Les filles sont parties tricoter dans la salle à manger, il ne reste que les hommes devant la télévision: mon père, mon frère et moi. Mon frère a vu le film au cinéma. Il nous avertit à son tour: «C'est là que ça commence à être bon...»

Deux cents meurtres et trois cents pauses commerciales plus tard, la première partie se termine. Je vais me coucher. Envoûté. J'ai la musique dans ma tête. Pas celle de la chanson-thème. l'autre. Celle qui survient toujours avant qu'il se passe quelque chose. La... La, la, la... La, la, la. L'oiseau de malheur qui chante la mort à venir. Je m'endors avec un gros plan de Marlon Brando sous les paupières. Et je fais un cauchemar dans lequel je me réveille avec la tête de ma chatte tranchée. Je crie! Je me réveille dans la réalité. Ma chatte a toute sa tête. Ma mère aussi. Elle me prend dans ses bras en me disant: «Je te l'avais dit...»

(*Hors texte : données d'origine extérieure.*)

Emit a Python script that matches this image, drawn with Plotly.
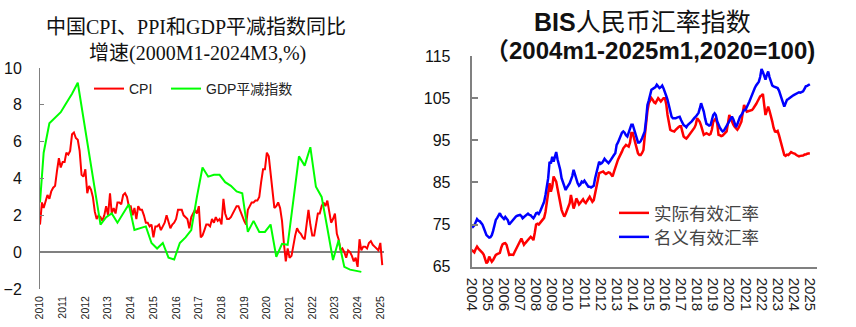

Je n'ai pas eu le droit de voir la deuxième partie. Je n'ai jamais attendu si longtemps pour voir la fin d'un film. Plus d'un an plus tard, il a été reprogrammé, et je me le suis retapé au complet. Et durant des années, chaque fois qu'il repassait à la télé, en français ou en anglais, je le regardais. Si je tombais dessus, par hasard, en zappant, je restais là. Hypnotisé par les images de Coppola. Et bien sûr, j'ai acheté le coffret VHS, puis le coffret DVD. Et je me suis fait des festivals du Parrain à la maison: Le Parrain 1 en début de soirée, le 2 en fin de soirée. Puis, plus tard, le 3, au petit matin. Je les ai sûrement vus 20 fois, sans compter tous les cauchemars qui les accompagnent. Je ne suis pas le seul. Il y a des millions de personnes pour qui Le Parrain est un film culte.

Pourquoi? Parce c'est la grande tragédie contemporaine. Avec don Corleone dans le rôle de Hamlet. Avec la loyauté, la trahison et le droit de vie et de mort. Et surtout parce que c'est une histoire d'Italiens. Et que les Italiens sont les meilleurs tragédiens. C'est une question de langue. C'est une question de mains.

L'assassinat de Nicolo Rizzuto, cette semaine, est pour nous une mort de cinéma. On regardait la nouvelle et on entendait la musique du Parrain. Celle après coup...

«Parle plus bas car on pourrait bien nous entendre...»

Notre fascination pour la mafia sicilienne ne doit jamais nous faire oublier que, contrairement aux films de Coppola, les cauchemars qu'elle fait vivre sont vrais.